Все же и помощь многоопытного служаки не всегда спасала его от отцовского гнева. В одном письме 1797 года Александр доверительно сообщил Аракчееву, что думает об отставке. В другом письме он откровенно признается ему в своих мучениях: "Завтра у нас маневры. Бог знает, как пойдет. Я сомневаюсь, чтобы хорошо было. Я хромой. В проклятой фальшивой тревоге помял опять ту ногу, которая была уже помята в Москве, и только что могу на лошади сидеть, а ходить способу нет; итак, я с постели на лошадь, а с лошади на постель".
Так начиналась и крепла эта странная дружба. В 1820 году Александр имел полное право написать Аракчееву: "Двадцать пять лет могли тебе доказать искреннюю мою привязанность к тебе и что я не переменчив". Следует помнить, что великий князь сошелся с гатчинским капралом в период его жесточайших неистовств во фронте.
Приблизительно тогда же произошла решительная размолвка и с Елизаветой Алексеевной. До сих пор их брак оставался бесплодным. Но 18 мая 1799 года Елизавета Алексеевна родила великую княжну Марию. Девочка оказалась слабой и прожила всего чуть больше года. 27 июля 1800 года она умерла в Царском Селе и была похоронена в Александро-Невской лавре.
Вместо того чтобы поддержать жену в это трудное время, Александр совершенно удалился от нее. Причиной его охлаждения была не его собственная неприязнь, а гнев Павла на баденского принца после обнародования его соглашения с Французской республикой. Баденские принцы в одну минуту лишились шефства в русских полках; переписка Елизаветы Алексеевны перлюстрировалась. Александр совершенно забросил жену, как всегда забрасывал вещи, идеи и людей, наскучивших ему или причинявших ненужные хлопоты.

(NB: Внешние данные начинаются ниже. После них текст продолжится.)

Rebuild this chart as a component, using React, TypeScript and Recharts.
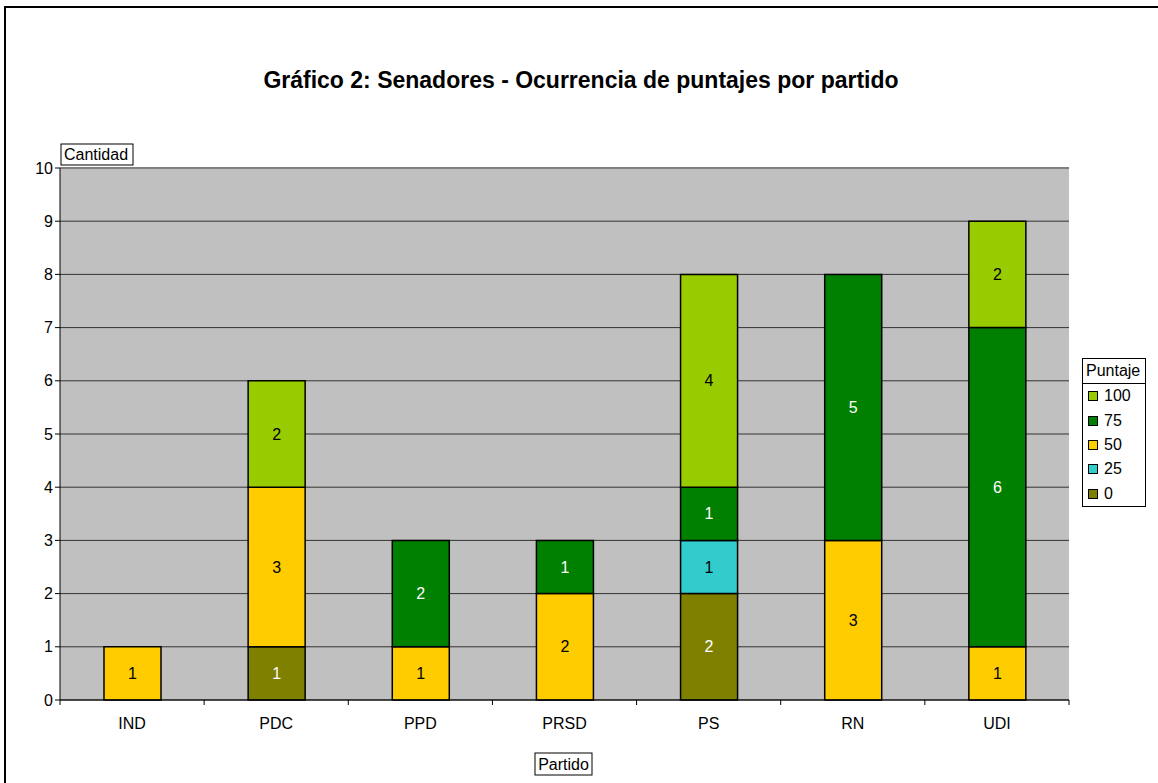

Поглощенный своими обязанностями при дворе, на службе, Александр располагал собой только вечером, после обеда. Это время, несмотря на утомление, он проводил по-прежнему с молодым князем Чарторийским. Разговаривали о будущем России. Сбросив мундир, наследник становился горячим и искренним другом свободы. Деспотизм отца производил на него "сильное и тяжелое впечатление"; предстоящая ему самому коронация вызывала в нем отвращение и протест. "Его искренность, прямота, способность увлекаться прекрасными иллюзиями придавали ему обаятельность, перед которой было невозможно устоять", — вспоминал князь Адам, который и тридцать лет спустя сохранил уверенность, что "убеждения его были искренними, а не напускными".
Однажды (это было в 1797 году) Александр буквально заставил Чарторийского написать от его имени нечто вроде проекта манифеста — в предвидении того времени, когда власть перейдет к нему. Разъясняя в нем блага свободы и справедливости, Александр делал вывод о несовместимости с ними государственного порядка Российской империи и объявлял о своем решительном намерении сложить с себя власть, чтобы нация могла выбрать себе более достойного правителя. Иначе говоря, он желал издали наслаждаться плодами своего доброго дела.